Gabriel García Márquez escribió que "la incredulidad resiste más que la fe, porque se sustenta en los sentidos". El Barça fue despojado ayer de un aura de invencibilidad en los clásicos que había tenido tanto de afortunado como de corajudo. Ya sabe el barcelonismo que no puede terminar de creerse la resurrección de un equipo que muy probablemente ganará la Liga pero está lejos de aspirar a hegemonías pasadas. Y eso que en el primer tiempo no despachó un mal partido, pero una transición afortunada del Madrid antes del descanso colocó a los blancos con la proa apuntando decididamente hacia la final de Copa. Y a este Barcelona, cuando vienen mal dadas, le cuesta un mundo corregir el rumbo propio, no digamos el ajeno.

En la reanudación, la astucia de Benzema y Vinicius fue suficiente para desarbolar a un Barça con bajas en cada línea, un montón de chavales en el banquillo y, en general, demasiados remiendos en la pechera como para alcanzar el grado de elegancia exigido. Martínez Munuera, quien quizá se quedó sin sandwichera en su día, despachó un arbitraje timorato y con escasas ganas de impartir justicia. La amarilla salomónica a Gavi tras ser perseguido por Vini y aguantar de frente las cachetadas y los bramidos de cérvido del insufrible brasileño ya dieron una idea de por dónde irían los tiros con el de colorado: ortodoxia y mansedumbre para no pasarse otra semana de calvario como un Dimas cualquiera en el Gólgota de la Madridvisión.

Pero no se confunda, astuto lector: el 0-4 no fue ni mucho menos una cuestión arbitral, sino de mentalidad. El Barcelona se sabe frágil sin jugadores fortachones como Pedri, De Jong, Christensen, Dembelé... porque lo es. Su endeblez es pueril, tanto que cualquier bofetada con la suficiente mezquindad lo devuelve de inmediato a los traumas de la infancia. A partir de ahí, se pierde en la ensoñación de convertir cada pase en una asistencia y acomete los centros al área como globitos de cumpleaños en lugar de balones cubiertos de vello. El plan para que este proyecto imberbe de campeón pegue el estirón y se le agrave la voz necesita de dos potentes hormonas de crecimiento: educar la disciplina para abrochar el título de Liga cuando antes y gestionar un salto de calidad a la plantilla este verano que, por otra parte, se antoja complicado. 
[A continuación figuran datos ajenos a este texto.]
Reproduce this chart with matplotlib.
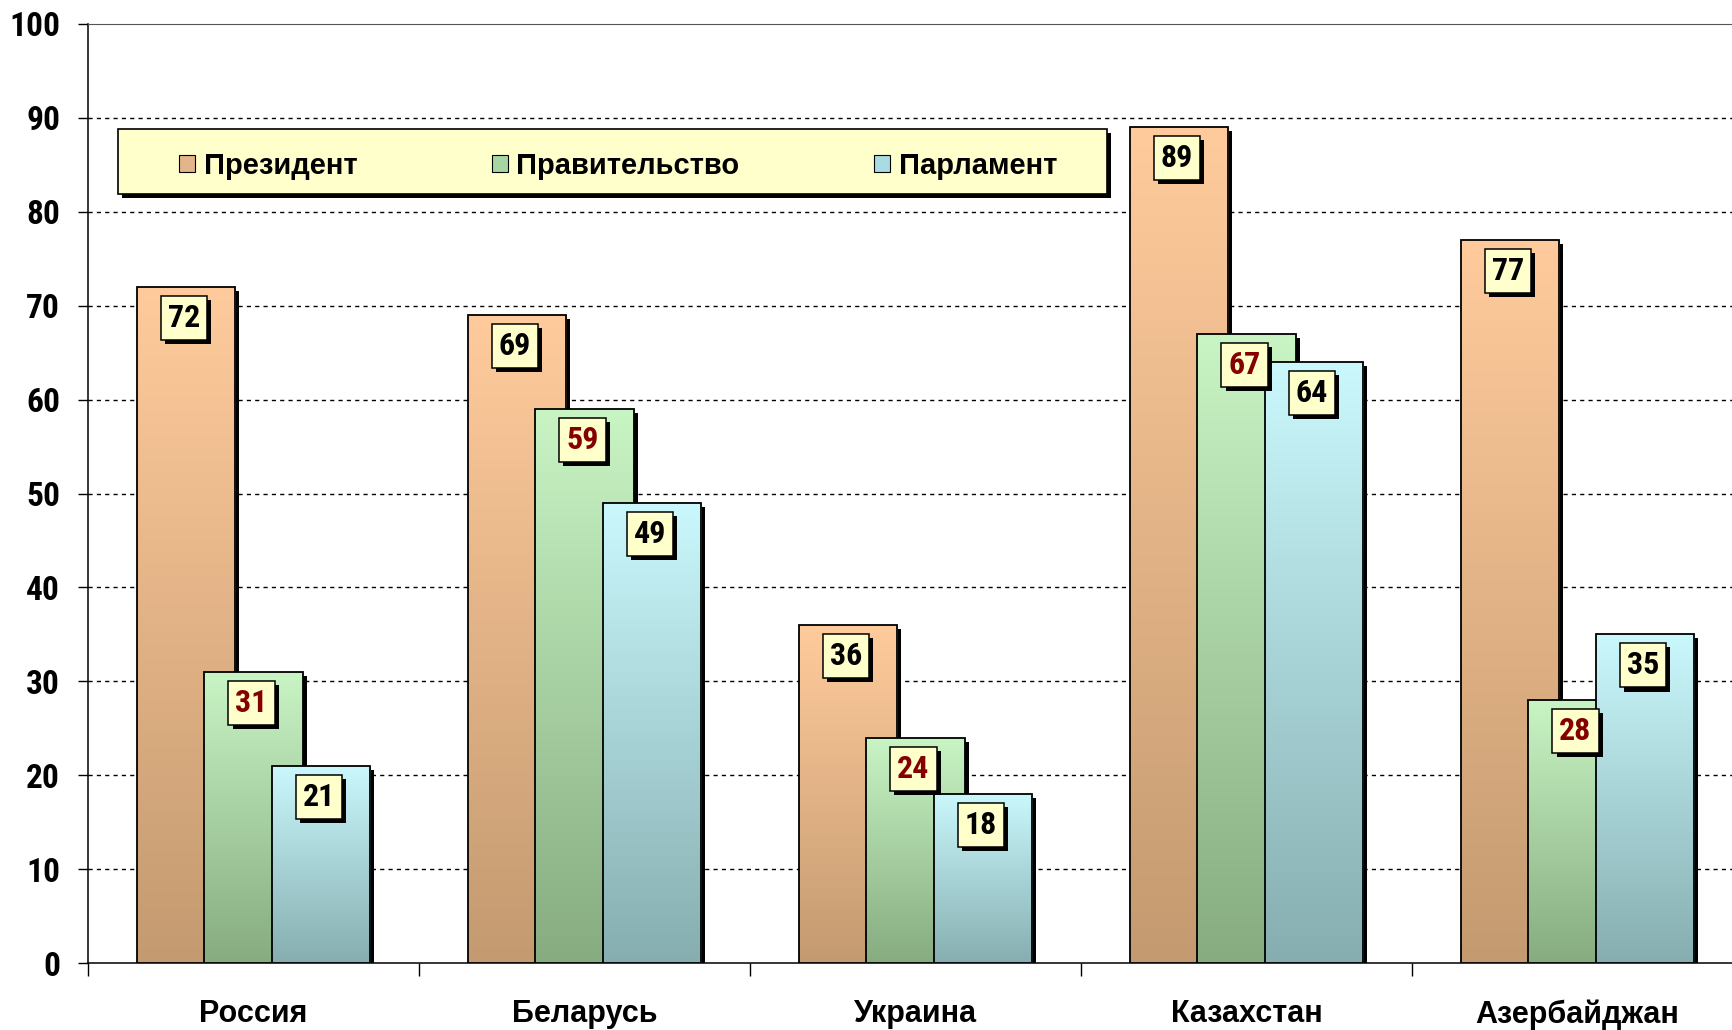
import matplotlib
matplotlib.use("Agg")
import matplotlib.pyplot as plt
import matplotlib.patheffects as pe
import matplotlib.transforms as mtransforms
import numpy as np
from matplotlib.colors import LinearSegmentedColormap
from matplotlib.patches import Patch, Rectangle

countries = ['Россия', 'Беларусь', 'Украина', 'Казахстан', 'Азербайджан']
series_names = ['Президент', 'Правительство', 'Парламент']
president = [72, 69, 36, 89, 77]
government = [31, 59, 24, 67, 28]
parliament = [21, 49, 18, 64, 35]
y_ticks = list(range(0, 101, 10))

# gradient colours for each series: (bottom, top)
grad_colors = [('#C49A70', '#FFCB9C'), ('#86AC80', '#C9F4C4'), ('#86AEB0', '#CAF8FC')]
legend_colors = ['#E4B48A', '#A8D6A2', '#A8DCE2']
label_colors = ['black', '#850000', 'black']

NARROW = ['Roboto Condensed', 'Liberation Sans', 'DejaVu Sans']
WIDE = ['Liberation Sans', 'DejaVu Sans']

fig = plt.figure(figsize=(17.33, 10.30), dpi=100)
ax = fig.add_axes([88 / 1733, 1 - 963 / 1030, 1655 / 1733, 939 / 1030])

n = len(countries)
centers = np.arange(n) + 0.5
step = 0.204
width = 0.297
shadow_shift = mtransforms.ScaledTranslation(4 / 100, -4 / 100, fig.dpi_scale_trans)
grad = np.linspace(0, 1, 256).reshape(-1, 1)

for k, values in enumerate([president, government, parliament]):
    z = 3 + k * 0.1
    x = centers + (k - 1) * step
    # black drop shadow, then gradient fill clipped to the outlined bar
    shadows = ax.bar(x, values, width, color='black', zorder=z)
    for p in shadows:
        p.set_transform(ax.transData + shadow_shift)
    bars = ax.bar(x, values, width, facecolor='none', edgecolor='black',
                  linewidth=1.3, zorder=z + 0.02)
    cmap = LinearSegmentedColormap.from_list('s%d' % k, grad_colors[k])
    for p in bars:
        x0, h = p.get_x(), p.get_height()
        im = ax.imshow(grad, extent=(x0, x0 + p.get_width(), 0, h), origin='lower',
                       cmap=cmap, aspect='auto', zorder=z + 0.01)
        im.set_clip_path(p)
    for xi, v in zip(x, values):
        t = ax.annotate(str(v), xy=(xi, v), xytext=(-2, -31), textcoords='offset pixels',
                        ha='center', va='center', fontsize=23, fontweight='bold',
                        family=NARROW, color=label_colors[k], zorder=10,
                        bbox=dict(boxstyle='square,pad=0.22', fc='#FFFFCC', ec='black', lw=1.1))
        t.get_bbox_patch().set_path_effects(
            [pe.SimplePatchShadow(offset=(3, -3), shadow_rgbFace='black', alpha=1), pe.Normal()])

ax.set_xlim(0, n)
ax.set_ylim(0, 100)
ax.set_axisbelow(True)

ax.set_yticks(y_ticks)
ax.set_yticklabels([str(t) for t in y_ticks], fontsize=24, fontweight='bold', family=NARROW)
ax.tick_params(axis='y', direction='out', length=7, width=1, pad=13)

ax.set_xticks(np.arange(n + 1))
ax.set_xticklabels([])
ax.tick_params(axis='x', which='major', direction='out', length=9, width=1)
ax.set_xticks(centers, minor=True)
ax.set_xticklabels(countries, minor=True, fontsize=22, fontweight='bold', family=WIDE)
ax.tick_params(axis='x', which='minor', length=0, pad=26)

for yv in y_ticks[1:-1]:
    ax.axhline(yv, color='black', linewidth=1, linestyle=(0, (3, 3)), zorder=1)

ax.spines['right'].set_visible(False)
ax.spines['top'].set_color('#555555')
for s in ['left', 'bottom']:
    ax.spines[s].set_linewidth(1.1)

# legend frame drawn by hand so it can be wider than its entries
frame = Rectangle((118 / 1733, 1 - 194 / 1030), 989 / 1733, 65 / 1030,
                  transform=fig.transFigure, facecolor='#FFFFCC', edgecolor='black',
                  linewidth=1.2, zorder=4)
frame.set_path_effects([pe.SimplePatchShadow(offset=(3, -3), shadow_rgbFace='black', alpha=1),
                        pe.Normal()])
fig.add_artist(frame)

handles = [Patch(facecolor=c, edgecolor='black', linewidth=0.8) for c in legend_colors]
leg = fig.legend(handles, series_names, loc='center',
                 bbox_to_anchor=(618 / 1733, 1 - 166 / 1030), ncol=3, frameon=False,
                 prop={'family': WIDE, 'weight': 'bold', 'size': 21},
                 handlelength=0.55, handleheight=0.55, handletextpad=0.3, columnspacing=4.6)
leg.set_zorder(5)

fig.savefig('out.png', dpi=100)
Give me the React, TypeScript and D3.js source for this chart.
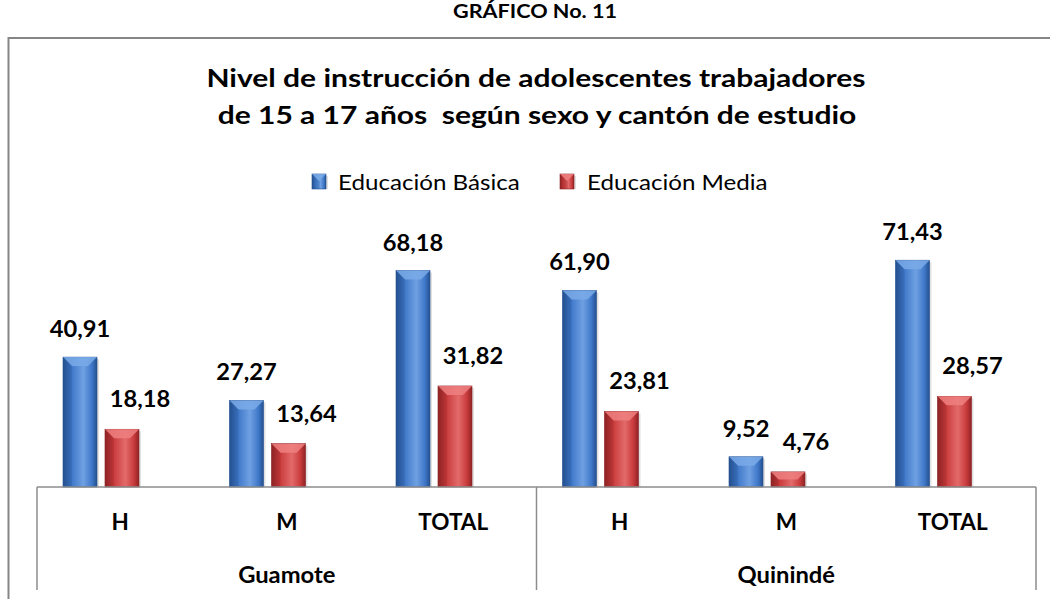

Hoy da la impresión de que solo el afán del Barça de ganar al Madrid en cualquier plaza y circunstancia actuaba de barrera entre el club azulgrana y sus numerosos quebrantos. Una vez reventada la presa, un caudal de pesadillescas aguas bajan estruendosas a la espera de que la UEFA consume su cacicada, La Liga ciña su yugo económico y asatee al club azulgrana con las flechas de una vendetta barriobajera disfrazada de sostenibilidad y los cantos de sirena del posible regreso de Messi apremien a una dirección deportiva que no se sabe bien si anda juntando euretes y patrocinios para sufragar el último baile del astro o para pagar tapones de cera a repartir entre los socis. Sea como fuere, como decía el proverbio persa: "La mitad de la alegría reside en hablar de ella". Y la alegría debe ser, mientras siga siendo posible, el sustento de este Barça.